I don't know if that make sense to you, so let me say it this way. I really like pizza, especially pepperoni pizza. That's fine and great, but if a character in a movie mentioned that they liked pepperoni pizza also, and I screamed in the theater "I LIKE PIZZA TOO!", people would think I was an idiot, and rightfully so. I guess my point is, if you want to cheer every time you agree with something that is said on-screen, that's one thing. But if you're only doing it during political bits (or, for instance, whenever an old movie depicts a negative racial stereotype), then you're probably only doing it to make sure everone else knows how much you hate George Bush (or racism, etc). And it's the 'wanting to make sure everyone else realizes that you like the same thing they do' thing that seems kinda toolish in my book. Then again, it's a free country... do whatever the hell you want.
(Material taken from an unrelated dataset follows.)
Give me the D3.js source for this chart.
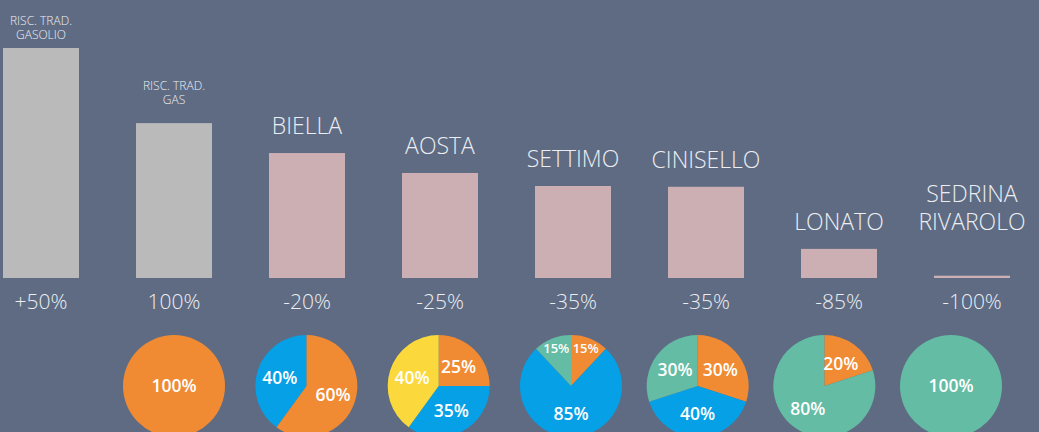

One last story, which I swear is true, to show how these marathon events can screw with your mind in weird ways. During the film, Portman gets her hair cut short. When that was happening, I suddenly thought "Hmmm.. she looks just like the chick from the Matrix... blank...blank... why can't I remember her name?" That was at 7AM, which is, at this point, almost 12 hours ago. I still, for the life of me, can't remember that damn woman's name. I want to say Kate Moss or Carrie Fischer, but those are obviously wrong. I wasn't about to ask my friends the woman's name, and I'm sure as hell not going to check IMDB. I'm better than this... all I need is a few hours sleep, and then Ms... Beckensale?...no... I'm sure it will come to me... it has to... right? Tomorrow I'll post pictures of our swag, including a sweet deck of cards from NoShame films.